Le cofondateur du Parti de Gauche, pousse la comparaison entre le Premier ministre hongrois et le Président français, qui selon lui serait «lui aussi pour une forme de renforcement de l'État», du moins un État qui «se reconcentrerait uniquement sur ses fonctions régaliennes, laissant l'ensemble du champ économique aux marchés». Parallèlement, la critique de l'Allemagne vis-à-vis de la France n'est pas non plus une surprise pour l'élu LFI, «étant donné leur modèle de dérégulation total, où l'État lui-même, n'a plus aucun rôle» et ajoute
«Le parallèle va même plus loin puisque comme monsieur Orban, monsieur Macron fait feu de tout bois contre toutes les oppositions internes. Pour cela, tous les moyens pour organiser le désordre public sont bons pour ce gouvernement.»
Le parallèle s'arrête peut-être là, puisque les deux dirigeants divergent sur la question de la souveraineté. François Cocq regrette ainsi l'offensive d'Emmanuel Macron, menée au nom de la souveraineté européenne sur les souverainetés des États membres. Pour lui, «Emmanuel Macron est au milieu du gué»:
«Monsieur Macron est à la fois en échec avec les uns, avec les autres, il se retrouve tout seul pour son projet, il n'y a aucune cohérence, il ne peut rien construire sur ces bases-là sinon continuer à déconstruire l'existant et la souveraineté des différents peuples.»
«Il est l'adversaire résolu de tous les peuples européens et en même temps, il ne satisfait même pas l'Union européenne technocratique telle que nous la connaissons aujourd'hui», ajoute François Cocq. Pour l'auteur de L'impératif démocratique, Emmanuel Macron «est en échec sur toute la ligne».
«L'Union européenne ne veut pas de ce rôle politique, elle se contente très bien d'être une puissance de relégation pour laisser libre cours au marché et à la libre concurrence et elle n'a pas besoin de s'embarrasser d'un pouvoir politique puisqu'elle vise juste à laisser faire les choses et à être un imperium technocratique», développe-t-il.

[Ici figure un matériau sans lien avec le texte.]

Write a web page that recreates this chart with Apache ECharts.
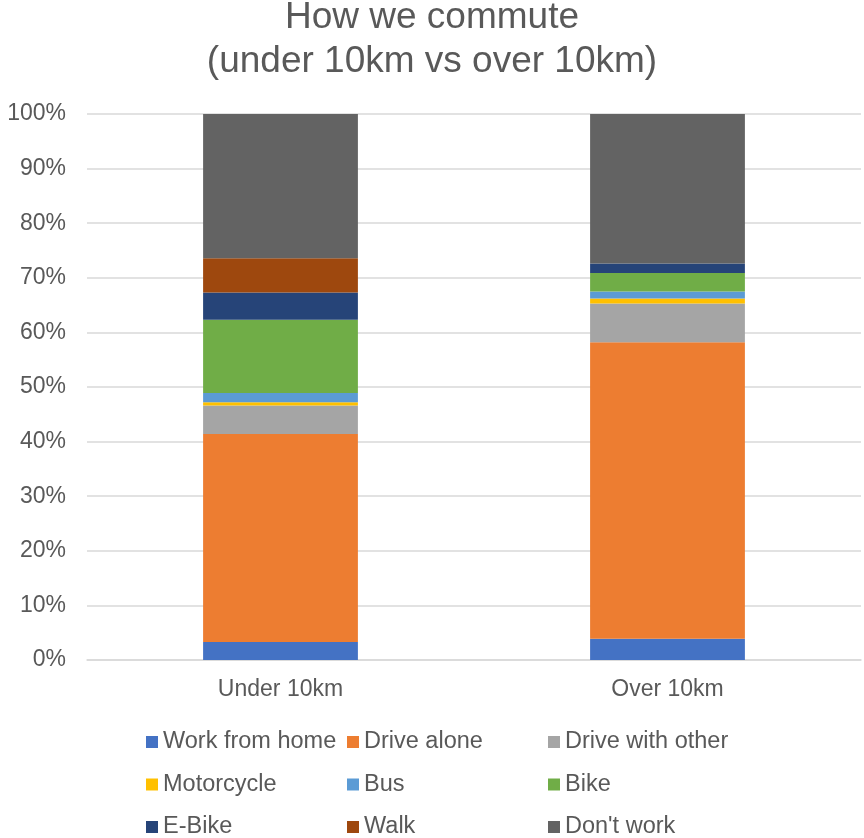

«Le modèle de monsieur Macron n'est absolument pas celui-là,» conclut-il. Pire à ses yeux que d'être «en échec», c'est la démarche conflictuelle dans laquelle s'inscrit le Président français qui inquiète François Cocq:
«Notez que monsieur Macron est en guerre politique avec tout le monde: il est en guerre politique dans notre pays, puisqu'il est en guerre politique avec les Gilets jaunes, il est en guerre politique avec les corps intermédiaires, il est en guerre politique avec les cadres institutionnels, puisque c'était encore le cas avec le Sénat il y a quelques jours, mais il est en guerre politique, on l'a vu, avec la Hongrie, avec l'Italie, avec la Russie, aujourd'hui en confrontation affirmée avec l'Allemagne.
Ce n'est pas la place centrale, la place pour projeter les valeurs universalistes que sont celles de la République française. Monsieur Macron abaisse notre pays.»